After the 2004 campaign, Marcel-Keyes became a consultant for her father's Illinois office. However, on January 20, 2005, she participated in a march protesting the second inauguration of President George W. Bush. In 2005 Keyes relieved her from her duties and requested that she move out of an apartment funded by Keyes' political organizations in Chicago. Marcel-Keyes wrote in her online journal that her parents had given her two weeks to move out of the apartment, and had effectively left her "jobless and ... homeless."[9] In public she said she could understand this because "It doesn't make much sense for him to be [financially] supporting someone who is working against what he believes in." When asked if she was homeless, she said "Technically speaking, I don't have anywhere to go. I have lots of friends and I could probably go crash with them. I'm going back to Chicago and I'm not really sure what I'm going to do when I get there. I have no place to live there, but there have been people offering to help me find housing, offering to let me stay with them for a little while until I figure things out. I don't have an official place to live but I really doubt that I will be spending much time wandering the sidewalks." In the same interview she also criticized the media's reporting of the event.[10] She also discussed this series of events in an interview with The Advocate.[11]

Activism and beliefs

From an early age, Marcel-Keyes involved herself in her father's political work, in both pro-school choice circles and the pro-life movement. She believes in the philosophy of "peace for all who live," opposing all forms of violence including the death penalty, abortion, all forms of war, and the killing of animals for consumption (she is a vegan). She states she is an anarchist,[12] and reportedly believes things such as access to health care, education, housing, food and jobs should be considered human rights.

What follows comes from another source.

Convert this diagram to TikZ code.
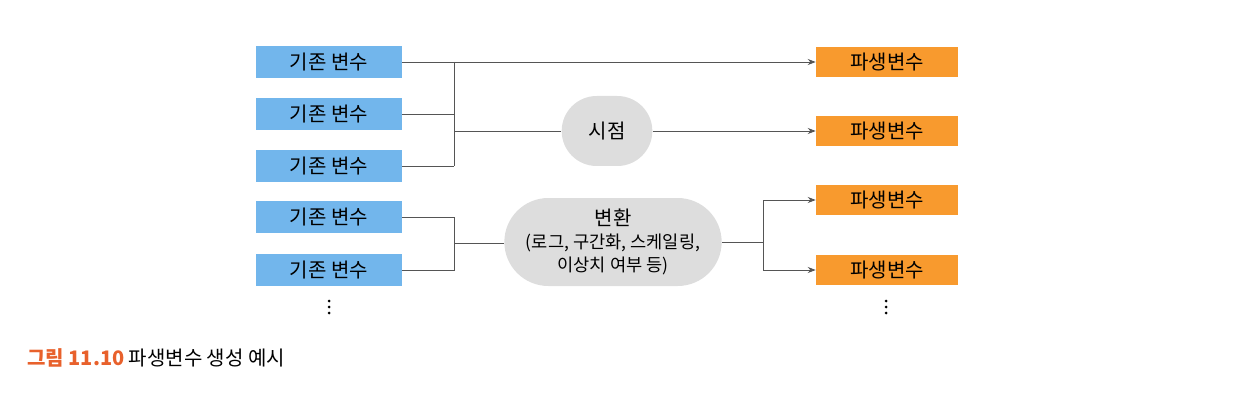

To these ends, Marcel-Keyes is involved with a number of activist organizations. She has volunteered with Food Not Bombs, runs as a street medic at protests and is a member of the Board of Directors for the National Youth Advocacy Coalition, which speaks on behalf of LGBT families and youth all over the country. She also spent a year in the south of India teaching English and computer skills to tribal people with a group known as ACCORD, which aims to empower tribal people of India who have historically been oppressed and/or ignored by higher castes.